## [DIRECTIONS]
Your task is to write out only the lines running from the line with "Convert this chart to matplotlib code." to the line with "plt.rcParams['font.family'] = ['DejaVu Sans']", both ends kept, with no images.

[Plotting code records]
--- start ---
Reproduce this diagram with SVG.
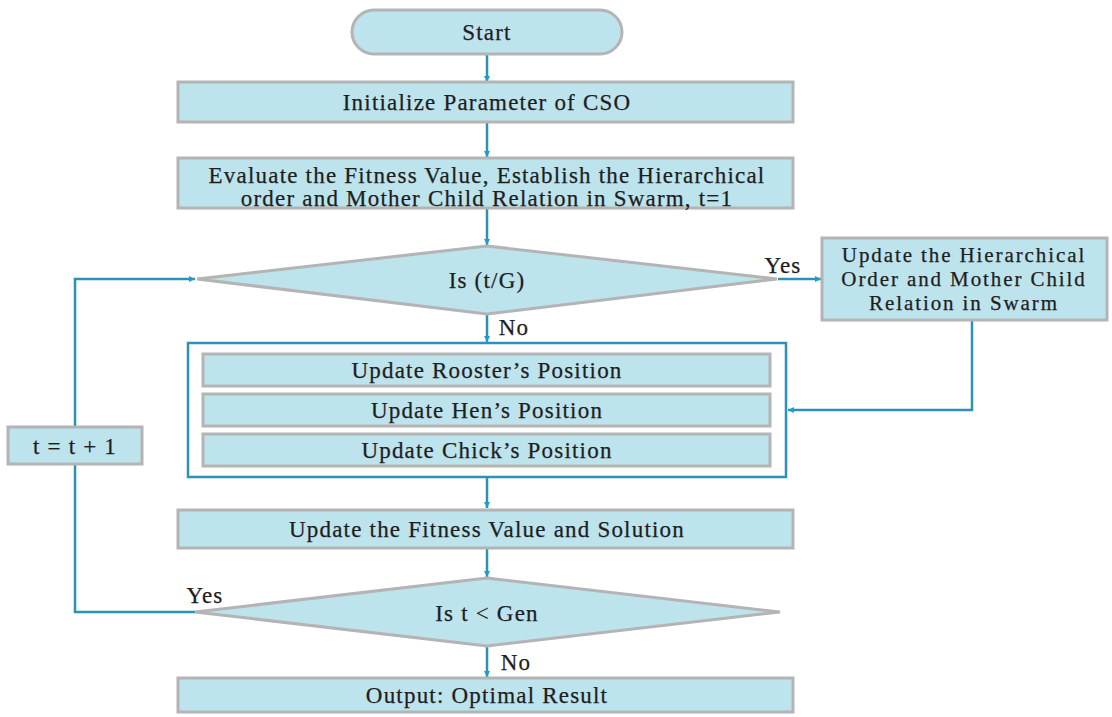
<svg xmlns="http://www.w3.org/2000/svg" width="1112" height="717" viewBox="0 0 1112 717">
<defs>
<marker id="ah" viewBox="0 0 10 10" refX="10" refY="5" markerWidth="6" markerHeight="6" orient="auto" markerUnits="userSpaceOnUse">
<path d="M0,0 L10,5 L0,10 z" fill="#1e9ccc"/>
</marker>
<style>
.box{fill:#bde3ec;stroke:#b4b4b4;stroke-width:3}
.t{font-family:"Liberation Serif","Times New Roman",serif;font-size:23px;letter-spacing:1.2px;fill:#1e1e1e;stroke:#1e1e1e;stroke-width:0.25;text-anchor:middle;dominant-baseline:central}
.s{font-size:21px;letter-spacing:1.9px}
.c{fill:none;stroke:#2a93b5;stroke-width:2.5}
.a{fill:none;stroke:#2a93b5;stroke-width:2.5;marker-end:url(#ah)}
</style>
</defs>
<rect width="1112" height="717" fill="#ffffff"/>
<g id="connectors">
<line class="a" x1="487" y1="54" x2="487" y2="82"/>
<line class="a" x1="487" y1="123" x2="487" y2="157"/>
<line class="a" x1="487" y1="208" x2="487" y2="245"/>
<line class="a" x1="778" y1="279" x2="821" y2="279"/>
<line class="a" x1="487" y1="315" x2="487" y2="342"/>
<polyline class="a" points="972,320 972,410 788,410"/>
<line class="a" x1="487" y1="478" x2="487" y2="508"/>
<line class="a" x1="487" y1="549" x2="487" y2="577"/>
<line class="a" x1="487" y1="647" x2="487" y2="677"/>
<polyline class="c" points="195,612 75,612 75,464"/>
<polyline class="a" points="75,427 75,279 195,279"/>
<text class="t" x="783" y="265">Yes</text>
<text class="t" x="514" y="327">No</text>
<text class="t" x="205" y="595">Yes</text>
<text class="t" x="516" y="662">No</text>
</g>
<g id="start">
<rect class="box" x="352" y="10" width="270" height="44" rx="22"/>
<text class="t" x="487" y="32">Start</text>
</g>
<g id="init">
<rect class="box" x="178" y="82" width="615" height="40"/>
<text class="t" x="487" y="102">Initialize Parameter of CSO</text>
</g>
<g id="evaluate">
<rect class="box" x="178" y="158" width="615" height="50"/>
<text class="t" x="487" y="175">Evaluate the Fitness Value, Establish the Hierarchical</text>
<text class="t" x="487" y="198">order and Mother Child Relation in Swarm, t=1</text>
</g>
<g id="decision1">
<polygon class="box" points="487,246 777,279 487,314 197,279"/>
<text class="t" x="487" y="280">Is (t/G)</text>
</g>
<g id="update-hierarchy">
<rect class="box" x="822" y="238" width="285" height="82"/>
<text class="t s" x="964" y="255">Update the Hierarchical</text>
<text class="t s" x="964" y="279">Order and Mother Child</text>
<text class="t s" x="964" y="303">Relation in Swarm</text>
</g>
<g id="update-group">
<rect x="188" y="343" width="598" height="134" fill="#ffffff" stroke="#2a93b5" stroke-width="2.5"/>
<g id="rooster">
<rect class="box" x="203" y="354" width="567" height="32"/>
<text class="t" x="487" y="370">Update Rooster’s Position</text>
</g>
<g id="hen">
<rect class="box" x="203" y="394" width="567" height="32"/>
<text class="t" x="487" y="410">Update Hen’s Position</text>
</g>
<g id="chick">
<rect class="box" x="203" y="434" width="567" height="32"/>
<text class="t" x="487" y="450">Update Chick’s Position</text>
</g>
</g>
<g id="fitness">
<rect class="box" x="178" y="510" width="615" height="38"/>
<text class="t" x="487" y="529">Update the Fitness Value and Solution</text>
</g>
<g id="decision2">
<polygon class="box" points="487,578 780,612 487,646 195,612"/>
<text class="t" x="487" y="613">Is t &lt; Gen</text>
</g>
<g id="increment">
<rect class="box" x="8" y="427" width="134" height="37"/>
<text class="t" x="75" y="446">t = t + 1</text>
</g>
<g id="output">
<rect class="box" x="178" y="678" width="615" height="34"/>
<text class="t" x="487" y="695">Output: Optimal Result</text>
</g>
</svg>
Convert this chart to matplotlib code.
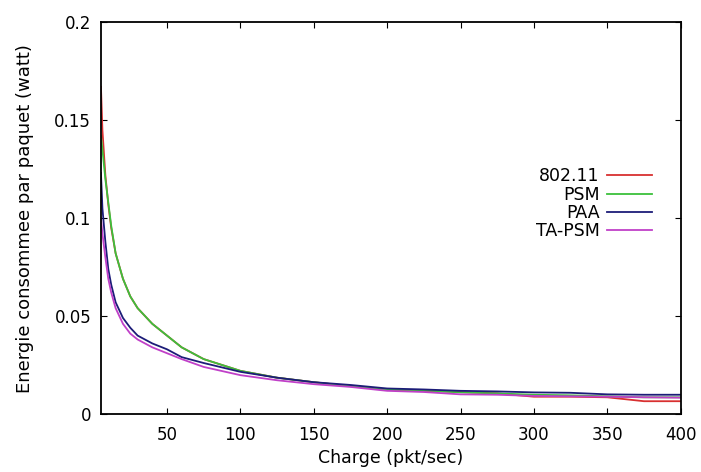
import matplotlib
matplotlib.use("Agg")
import matplotlib.pyplot as plt

plt.rcParams['font.family'] = ['DejaVu Sans']

# charge (pkt/sec)
charge = [5, 6, 8, 10, 12, 15, 20, 25, 30, 40, 50, 60, 75, 100, 125,
          150, 175, 200, 225, 250, 275, 300, 325, 350, 375, 400]

# energie consommee par paquet (watt)
e_80211 = [0.167, 0.145, 0.122, 0.107, 0.095, 0.082, 0.069, 0.060, 0.054, 0.046,
           0.040, 0.034, 0.028, 0.022, 0.0185, 0.0162, 0.0142, 0.0125, 0.0118,
           0.0112, 0.0105, 0.0088, 0.0088, 0.0085, 0.0065, 0.0065]
e_psm = [0.142, 0.135, 0.120, 0.108, 0.096, 0.082, 0.069, 0.060, 0.054, 0.046,
         0.040, 0.034, 0.028, 0.022, 0.0185, 0.0162, 0.0142, 0.0125, 0.0120,
         0.0110, 0.0105, 0.0098, 0.0095, 0.0090, 0.0085, 0.0085]
e_paa = [0.123, 0.105, 0.088, 0.074, 0.066, 0.057, 0.049, 0.044, 0.040, 0.036,
         0.033, 0.029, 0.026, 0.0215, 0.0185, 0.0162, 0.0148, 0.0130, 0.0125,
         0.0118, 0.0115, 0.0110, 0.0108, 0.0100, 0.0098, 0.0098]
e_tapsm = [0.100, 0.092, 0.080, 0.069, 0.062, 0.054, 0.046, 0.041, 0.038, 0.034,
           0.031, 0.028, 0.024, 0.0198, 0.0172, 0.0152, 0.0138, 0.0118, 0.0112,
           0.0100, 0.0098, 0.0092, 0.0090, 0.0088, 0.0085, 0.0083]

series = [("802.11", e_80211, "#d83030"),
          ("PSM", e_psm, "#3cc03c"),
          ("PAA", e_paa, "#1c1c78"),
          ("TA-PSM", e_tapsm, "#c040c8")]

fig = plt.figure(figsize=(7.01, 4.72), dpi=100)
ax = fig.add_axes([0.144, 0.123, 0.827, 0.830])

for name, vals, col in series:
    ax.plot(charge, vals, color=col, lw=1.3, label=name)

ax.set_xlim(5, 400)
ax.set_ylim(0, 0.2)
ax.set_xticks([50, 100, 150, 200, 250, 300, 350, 400])
ax.set_yticks([0, 0.05, 0.1, 0.15, 0.2])
ax.set_yticklabels(["0", "0.05", "0.1", "0.15", "0.2"])
ax.tick_params(direction='in', top=True, right=True, length=4, labelsize=12)
ax.tick_params(axis='x', pad=9)
ax.tick_params(axis='y', pad=7)
for s in ax.spines.values():
    s.set_linewidth(1.3)

ax.set_xlabel("Charge (pkt/sec)", fontsize=12.5, labelpad=3)
ax.set_ylabel("Energie consommee par paquet (watt)", fontsize=13, labelpad=15)

ax.legend(loc='center right', bbox_to_anchor=(0.95, 0.536), frameon=False,
          markerfirst=False, fontsize=12.5, handlelength=2.6, borderpad=0,
          borderaxespad=0, labelspacing=0.02, handletextpad=0.4)

fig.savefig("out.png", dpi=100)
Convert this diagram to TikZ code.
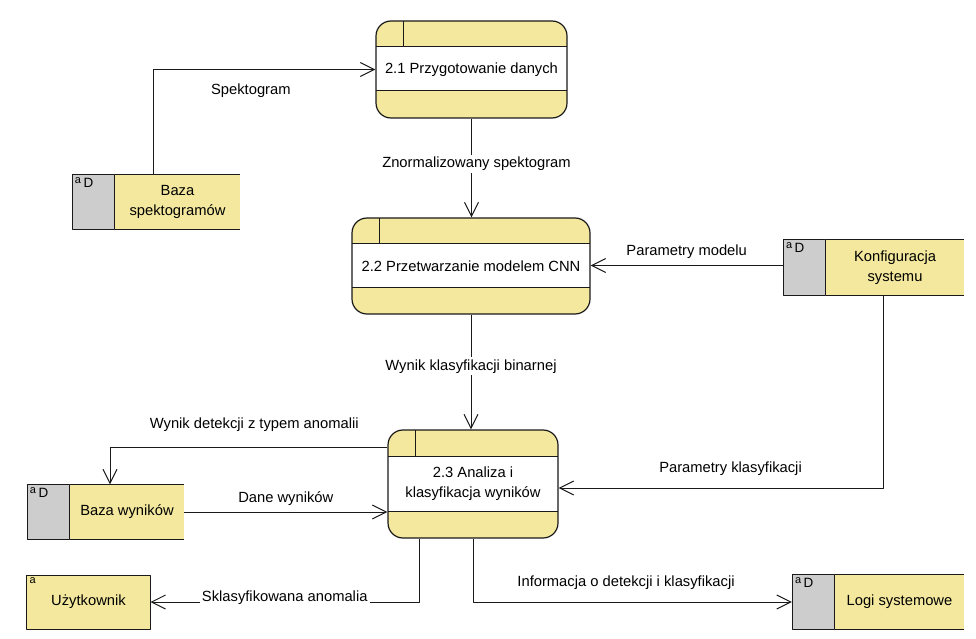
\documentclass[tikz,border=0pt]{standalone}
\usepackage{fontspec}
\setmainfont{Liberation Sans}
\usetikzlibrary{positioning,arrows.meta}
\definecolor{procfill}{HTML}{F3E89D}
\definecolor{tagfill}{HTML}{CDCDCD}
\definecolor{linecol}{HTML}{1A1A1A}

\begin{document}
\begin{tikzpicture}[x=1bp,y=-1bp,>={Straight Barb[length=14bp,width=14bp]},line join=bevel,
    every node/.style={font=\fontsize{14.8}{20}\selectfont},
    flow/.style={->,draw=linecol,line width=1bp},
    lbl/.style={inner sep=2bp},
    process/.style={draw=linecol,line width=1.2bp,fill=procfill,rounded corners=15bp,inner sep=0pt,align=center,
      path picture={
        \fill[white,sharp corners] ([yshift=-26bp]path picture bounding box.north west) rectangle ([yshift=27bp]path picture bounding box.south east);
        \draw[linecol,line width=1bp,sharp corners] ([yshift=-26bp]path picture bounding box.north west) -- ([yshift=-26bp]path picture bounding box.north east)
          ([yshift=27bp]path picture bounding box.south west) -- ([yshift=27bp]path picture bounding box.south east)
          ([xshift=27bp]path picture bounding box.north west) -- ([xshift=27bp,yshift=-26bp]path picture bounding box.north west);
      }},
    store/.style={fill=procfill,minimum height=55bp,inner sep=0pt,align=center,
      append after command={(\tikzlastnode.north west) edge[draw=linecol,line width=1bp] (\tikzlastnode.north east)
        (\tikzlastnode.south west) edge[draw=linecol,line width=1bp] (\tikzlastnode.south east)}},
    tag/.style={draw=linecol,line width=1bp,fill=tagfill,minimum width=42bp,minimum height=55bp,inner sep=0pt,
      label={[anchor=north west,inner sep=3bp]north west:{\fontsize{11}{11}\selectfont\raisebox{4bp}{a}}\,{\fontsize{13.5}{13.5}\selectfont D}}},
    entity/.style={draw=linecol,line width=1bp,fill=procfill,minimum width=123bp,minimum height=54bp,inner sep=0pt,
      label={[anchor=north west,inner sep=3bp,font=\fontsize{11}{11}\selectfont]north west:a}},
  ]
  \useasboundingbox (0,0) rectangle (976,639);
  % Node: p_21
  \node[process,minimum width=191bp,minimum height=97bp] (p_21) at (471.5,69.5) {2.1 Przygotowanie danych};
  % Node: p_22
  \node[process,minimum width=238bp,minimum height=96bp] (p_22) at (471,266) {2.2 Przetwarzanie modelem CNN};
  % Node: p_23
  \node[process,minimum width=170bp,minimum height=108bp] (p_23) at (473,484) {2.3 Analiza i\\klasyfikacja wyników};
  % Node: s_spek
  \node[store,minimum width=125bp] (s_spek) at (177.5,202) {Baza\\spektogramów};
  \node[tag,left=0pt of s_spek] (t_spek) {};
  % Node: s_konf
  \node[store,minimum width=138bp] (s_konf) at (895,267.5) {Konfiguracja\\systemu};
  \node[tag,left=0pt of s_konf] (t_konf) {};
  % Node: s_wyn
  \node[store,minimum width=114bp] (s_wyn) at (127,512) {Baza wyników};
  \node[tag,left=0pt of s_wyn] (t_wyn) {};
  % Node: s_logi
  \node[store,minimum width=129bp] (s_logi) at (899.5,602) {Logi systemowe};
  \node[tag,left=0pt of s_logi] (t_logi) {};
  % Node: e_user
  \node[entity] (e_user) at (88.5,602) {Użytkownik};
  % Edge: s_spek -> p_21
  \draw[flow] ([xshift=-24.5bp]s_spek.north) |- node[lbl,pos=0.72,below=11.5bp] {Spektogram} (p_21);
  % Edge: p_21 -> p_22
  \draw[flow] (p_21.south) -- node[lbl,pos=0.46,fill=white,xshift=5bp] {Znormalizowany spektogram} (p_21.south |- p_22.north);
  % Edge: s_konf -> p_22
  \draw[flow] ([yshift=2bp]t_konf.west) -- node[lbl,above=4bp] {Parametry modelu} ([yshift=2bp]t_konf.west -| p_22.east);
  % Edge: p_22 -> p_23
  \draw[flow] (p_22.south) -- node[lbl,pos=0.45,fill=white] {Wynik klasyfikacji binarnej} (p_22.south |- p_23.north);
  % Edge: s_konf -> p_23
  \draw[flow] ([xshift=-12bp]s_konf.south) |- node[lbl,pos=0.735,above=10bp] {Parametry klasyfikacji} ([yshift=-4bp]p_23.east);
  % Edge: p_23 -> s_wyn
  \draw[flow] ([yshift=37bp]p_23.west) -| node[lbl,pos=0.24,above=13bp] {Wynik detekcji z typem anomalii} ([xshift=-17bp]s_wyn.north);
  % Edge: s_wyn -> p_23
  \draw[flow] (s_wyn.east) -- node[lbl,above=4bp] {Dane wyników} (s_wyn.east -| p_23.west);
  % Edge: p_23 -> e_user
  \draw[flow] ([xshift=-54bp]p_23.south) |- node[lbl,pos=0.75,fill=white,yshift=4bp] {Sklasyfikowana anomalia} (e_user.east);
  % Edge: p_23 -> s_logi
  \draw[flow] (p_23.south) |- node[lbl,pos=0.74,above=10bp] {Informacja o detekcji i klasyfikacji} (t_logi.west);
\end{tikzpicture}
\end{document}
--- end ---
## [EXPECTED ANSWER]
Convert this chart to matplotlib code.
import matplotlib
matplotlib.use("Agg")
import matplotlib.pyplot as plt

plt.rcParams['font.family'] = ['DejaVu Sans']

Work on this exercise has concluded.